Likewise, Russia’s relations with a number of African political leaders and military strongmen are cordial and vibrant. In fact, Niger’s current military rulers and the Putin regime are reportedly on the best of terms. It is all too obvious that the ‘New Cold War’ is taking hold of Africa as well and the West cannot afford to stand idly by while all this happens. Hence, its multi-pronged initiative to strengthen its relations with Africa.

However, the merits of the US’ approach to Africa lie in the fact that it is depending on what may be described as democratic development to strengthen its influence in the continent. For instance, besides economic security, the US is also focusing on Human Security in its influence-wielding efforts. The US emphasis on strengthening human rights and democratic governance in the continent makes sense from this viewpoint. Its assistance to Africa on militarily neutralizing extremism and terrorism in the continent too makes sense when viewed from this stand point.

However, a long uphill task awaits the US and its Western allies in Africa. Over the past few months poverty has been growing in leaps and bounds in Africa particularly in the wake of Russia calling off its support to facilitate grain exports to the continent from Ukraine’s Black Sea ports. Accordingly, food security in Africa will be greatly endangered and it need hardly be said that extremism on numerous fronts will gain ground in the wake of such growing poverty and disempowerment.

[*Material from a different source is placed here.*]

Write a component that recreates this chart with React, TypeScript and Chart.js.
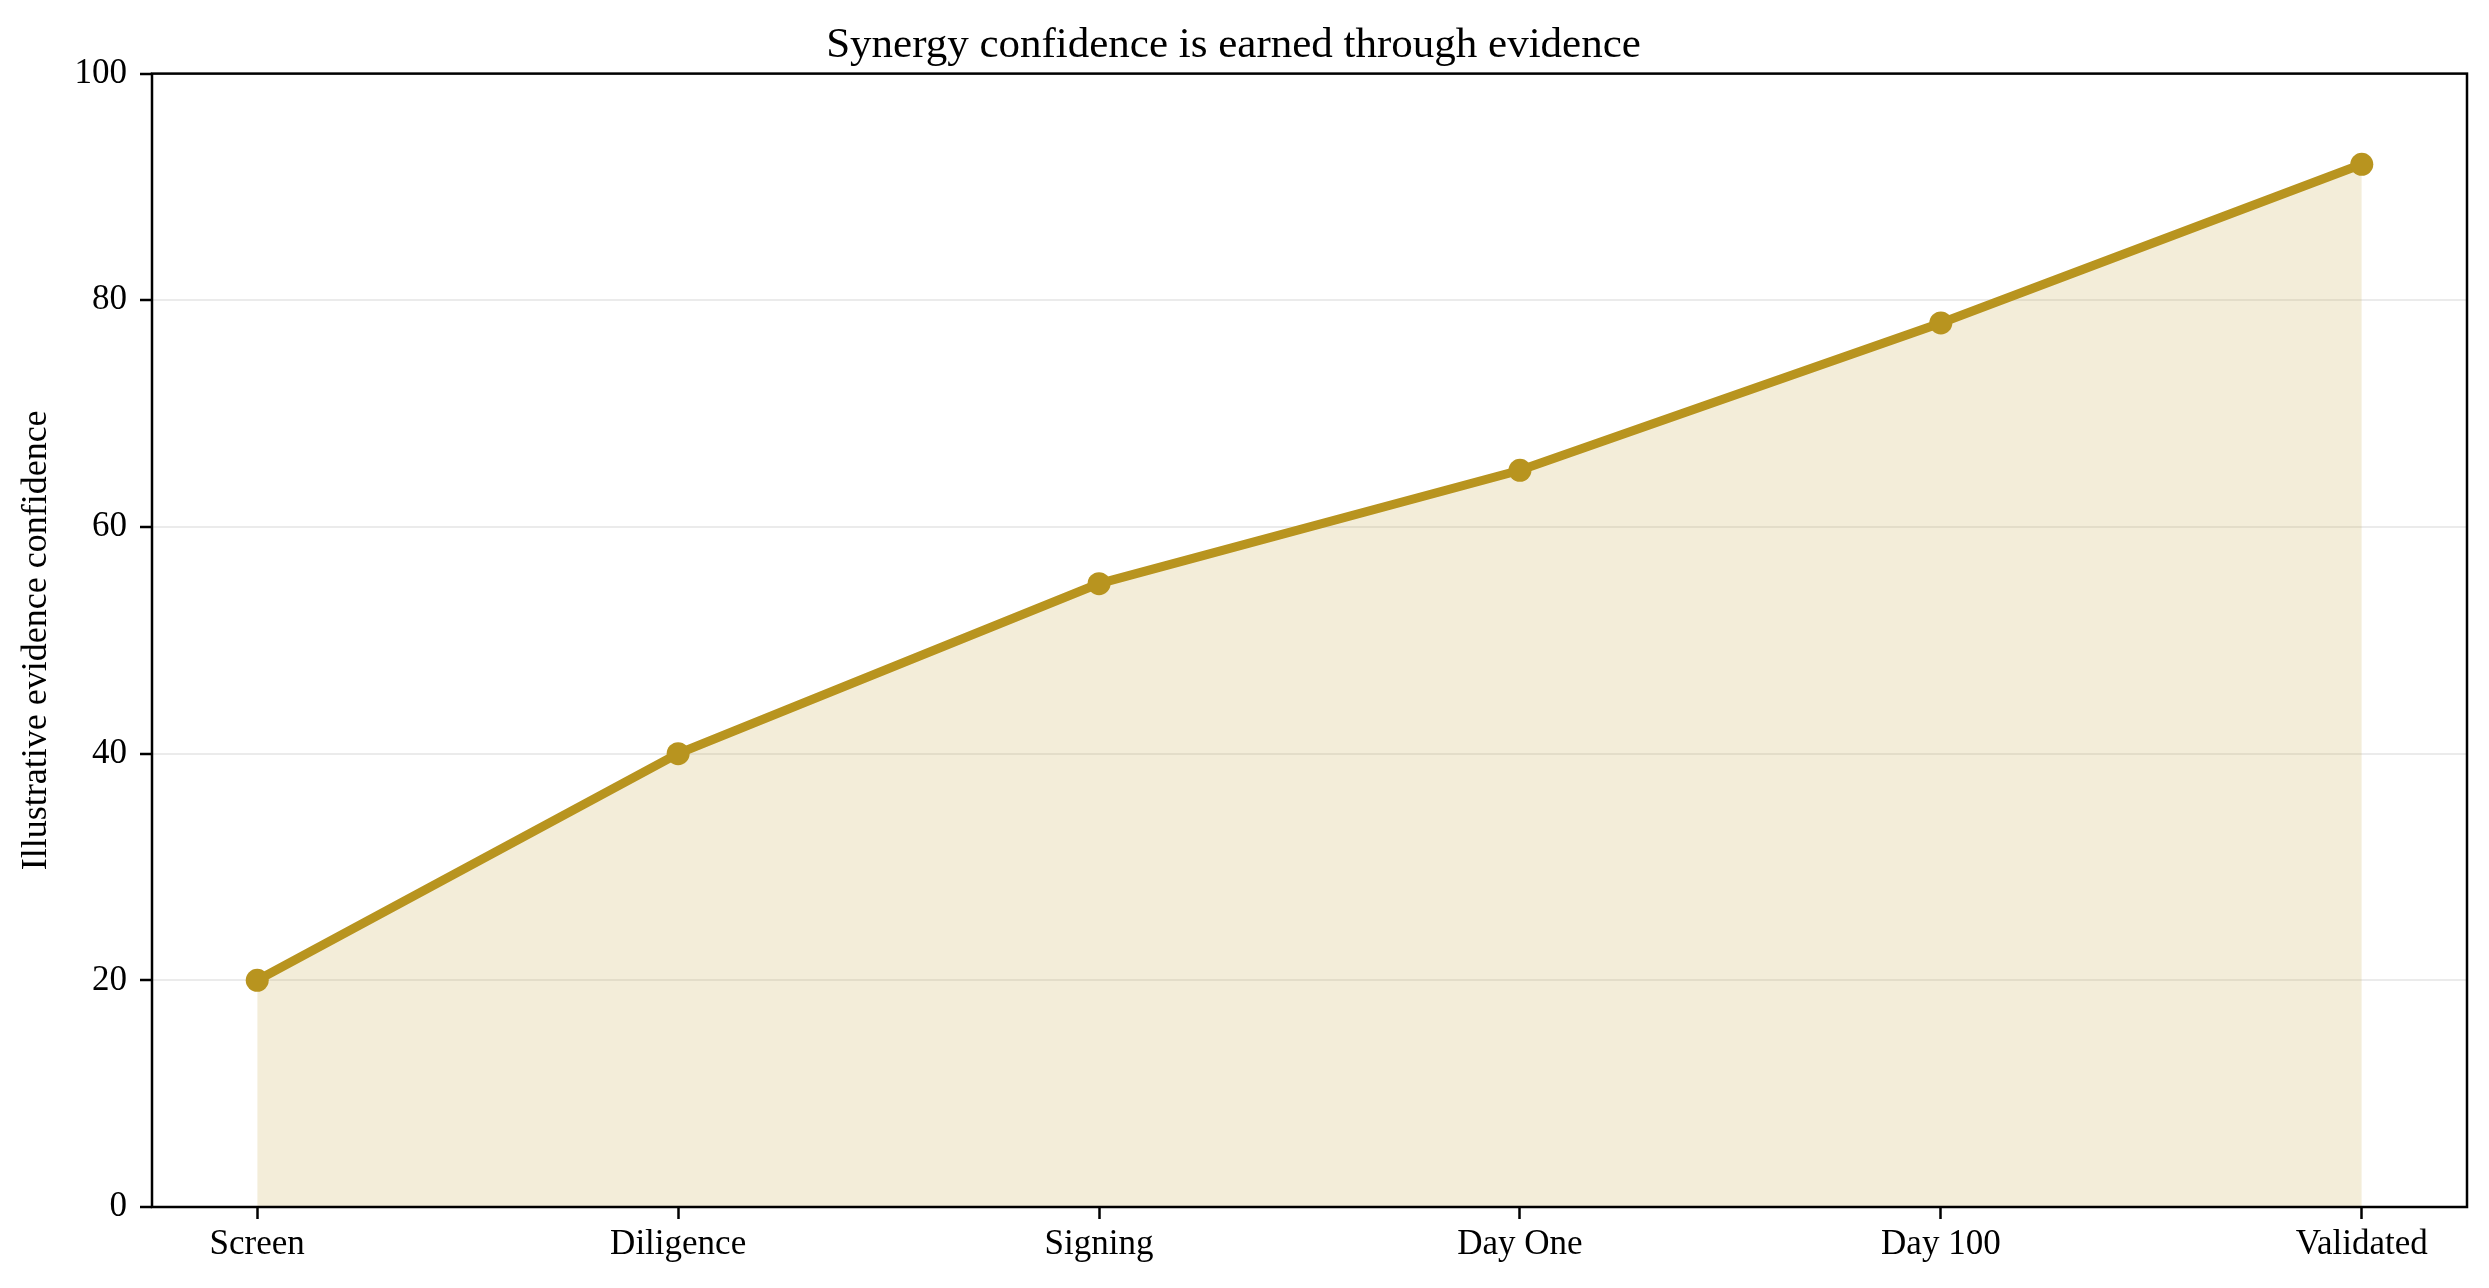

The West could still contain the above sources of economic destabilization by supporting vibrantly the UN in its efforts to bring peace to Ukraine and other festering trouble spots. Besides, the US would need to patch-up its ties with China and place them on a durable footing if the prevailing storm centres in the international political order are to be neutralized.

In these efforts diplomacy and cordiality need to take centre stage. Clearly, the US and China ought to perceive that none would stand to gain by perpetuating the current troubled spell in their relations. Besides, such ups and downs in bilateral relations render the world bad for business.